On Mon, Jul 14, 2008 at 10:46 PM, Jeff Dike <jdike@addtoit.com> wrote:
On Mon, Jul 14, 2008 at 05:06:49PM +0800, Jiaying Zhang wrote:
> The 2.6.24 kernels are OK, but I have seen this problem with all of the
> 2.6.25 kernels I have tried. There have been a lot of changes between
> 2.6.24 kernels and 2.6.25 kernels. I am not sure which one may lead
> to this problem.

So bisect it.

The problem seems to be related to the getting rid of fastcall changes
introduced in 2.6.25 kernels. I found the problem started to happen from
commit 82f74e7159749cc511ebf5954a7b9ea6ad634949: x86: unify include/asm-x86/linkage_[32|64].h.
After that, several commits related to __down_interruptible had been
checked in, but they did not solve the crashing problem I saw.
In particular, I thought the d50efc6c40620b2e11648cac64ebf4a824e40382
x86: fix UML and -regparm=3 commit would solve the problem because it
adds the asmregparm macro that is the same as fastcall and uses the macro
for  __down_failed_interruptible declaration. Unfortunately, I tried that version
of git code and saw the same problem happened.

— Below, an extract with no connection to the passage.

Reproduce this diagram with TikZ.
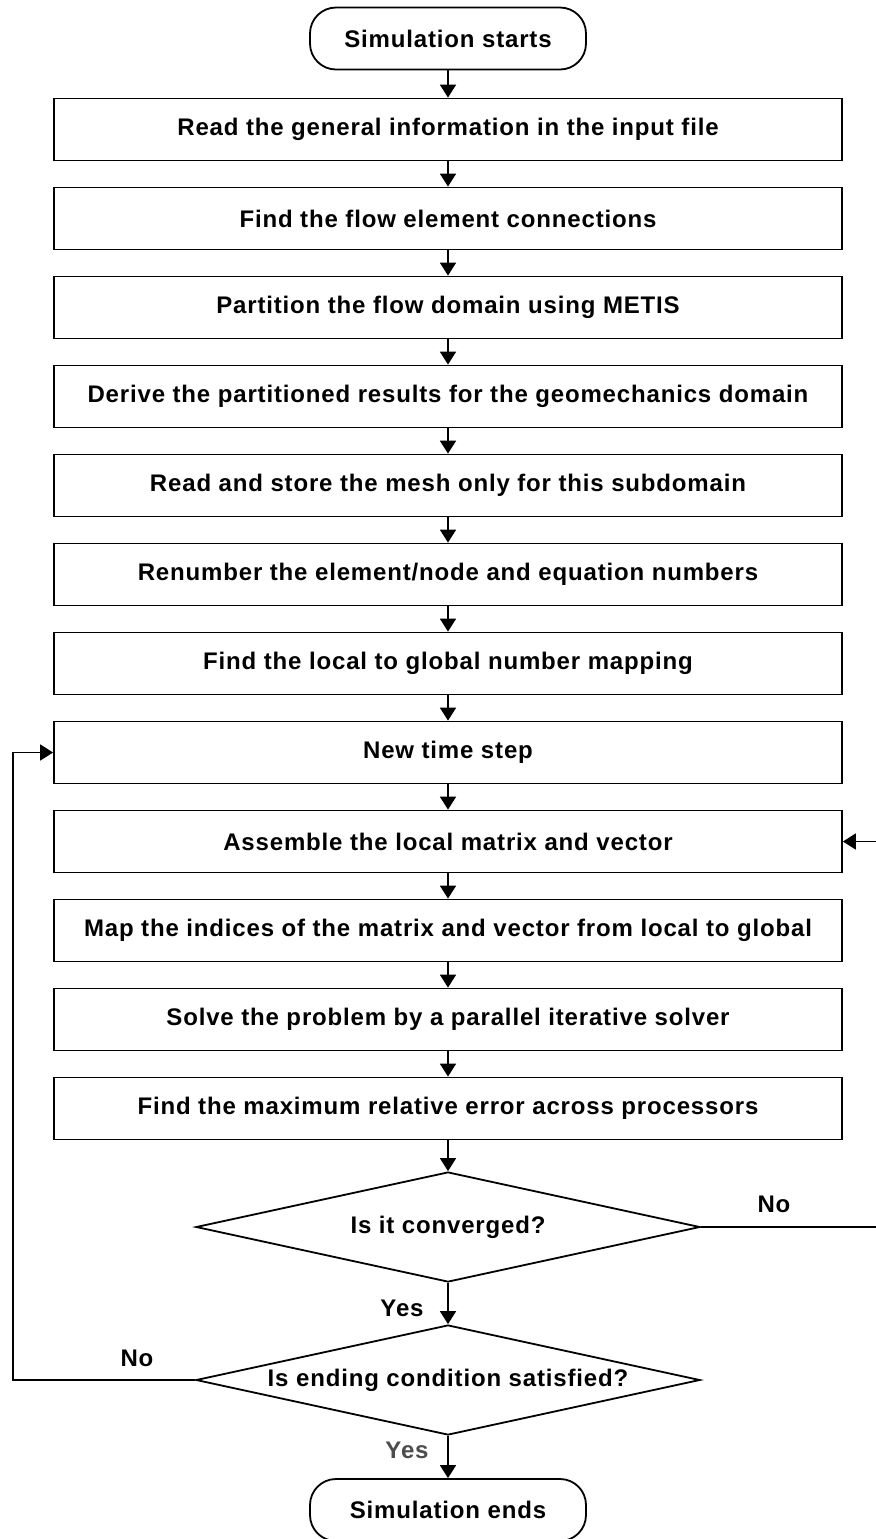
\documentclass[tikz,border=0pt]{standalone}
\usepackage{fontspec}
\setmainfont{Liberation Sans}[LetterSpace=3.5]
\usetikzlibrary{shapes.geometric,arrows.meta}

\begin{document}
\begin{tikzpicture}[x=0.5pt, y=-0.5pt,
    every node/.style={font=\fontsize{12}{14}\selectfont\bfseries},
    stepbox/.style={draw, line width=0.9pt, minimum width=394pt, minimum height=31pt, inner sep=0pt},
    terminal/.style={draw, line width=0.9pt, rounded corners=13pt, minimum width=138pt, minimum height=31pt, inner sep=0pt},
    decision/.style={draw, line width=0.9pt, diamond, aspect=4.6, minimum width=252pt, minimum height=55pt, inner sep=0pt},
    flow/.style={line width=0.9pt, -{Triangle[length=6.5pt,width=8pt]}},
    answer/.style={inner sep=0pt}]

    \useasboundingbox (0,0) rectangle (875,1539);

    % start and steps
    \node[terminal] (start) at (448,38.5) {Simulation starts};
    \node[stepbox] (read)     at (448,129.5)  {Read the general information in the input file};
    \node[stepbox] (conn)     at (448,218.5)  {Find the flow element connections};
    \node[stepbox] (metis)    at (448,307.5)  {Partition the flow domain using METIS};
    \node[stepbox] (derive)   at (448,396.5)  {Derive the partitioned results for the geomechanics domain};
    \node[stepbox] (mesh)     at (448,485.5)  {Read and store the mesh only for this subdomain};
    \node[stepbox] (renum)    at (448,574.5)  {Renumber the element/node and equation numbers};
    \node[stepbox] (mapping)  at (448,663.5)  {Find the local to global number mapping};
    \node[stepbox] (newstep)  at (448,752.5)  {New time step};
    \node[stepbox] (assemble) at (448,841.5)  {Assemble the local matrix and vector};
    \node[stepbox] (indices)  at (448,930.5)  {Map the indices of the matrix and vector from local to global};
    \node[stepbox] (solve)    at (448,1019.5) {Solve the problem by a parallel iterative solver};
    \node[stepbox] (maxerr)   at (448,1108.5) {Find the maximum relative error across processors};

    % decisions
    \node[decision] (conv) at (448,1227) {Is it converged?};
    \node[decision] (ending) at (448,1380) {Is ending condition satisfied?};
    \node[terminal] (stop) at (448,1510) {Simulation ends};

    \draw[flow] (start) -- (read);
    \draw[flow] (read) -- (conn);
    \draw[flow] (conn) -- (metis);
    \draw[flow] (metis) -- (derive);
    \draw[flow] (derive) -- (mesh);
    \draw[flow] (mesh) -- (renum);
    \draw[flow] (renum) -- (mapping);
    \draw[flow] (mapping) -- (newstep);
    \draw[flow] (newstep) -- (assemble);
    \draw[flow] (assemble) -- (indices);
    \draw[flow] (indices) -- (solve);
    \draw[flow] (solve) -- (maxerr);
    \draw[flow] (maxerr) -- (conv);
    \draw[flow] (conv) -- (ending);
    \draw[flow] (ending) -- (stop);

    % loops back
    \coordinate (rightturn) at (878,1227);
    \coordinate (righttop) at (878,841.5);
    \coordinate (leftturn) at (13,1380);
    \coordinate (lefttop) at (13,752.5);
    \draw[flow] (conv.east) -- (rightturn) -- (righttop) -- (assemble.east);
    \draw[flow] (ending.west) -- (leftturn) -- (lefttop) -- (newstep.west);

    % answers
    \node[answer] (noright) at (774,1204) {No};
    \node[answer] (yesconv) at (402,1308) {Yes};
    \node[answer] (noleft) at (137,1358) {No};
    \node[answer, text=black!70] (yesend) at (407,1450) {Yes};

\end{tikzpicture}
\end{document}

> Looks like the problem happens when __down_interruptible is called.
> I checked the semaphore passed to __down_interruptible under gdb
> and found it was corrupted:
> (gdb) f 18
> #18 __down_interruptible (sem=0x9f68d08) at include/linux/list.h:50
> 50              prev->next = new;
> (gdb) p sem
> $15 = (struct semaphore *) 0x9f68d08
> (gdb) p *sem
> $16 = {count = {counter = -268435295}, sleepers = 4, wait = {lock =
> {raw_lock = {<No data fields>}}, task_list = {
>       next = 0x9f68d5c, prev = 0x18124}}}
>
> But the semaphore looks correct before calling down_interruptible:

What's the problem with debugging this, then?  You step through the
code starting when the semaphore is good and see exactly when it gets
corrupted.

Yes. Looks like the corruption happens when __down_failed_interruptible()
calls __down_interruptible() and it has something to do with the 2.6.25's x86
gcc attribute changes.

Jiaying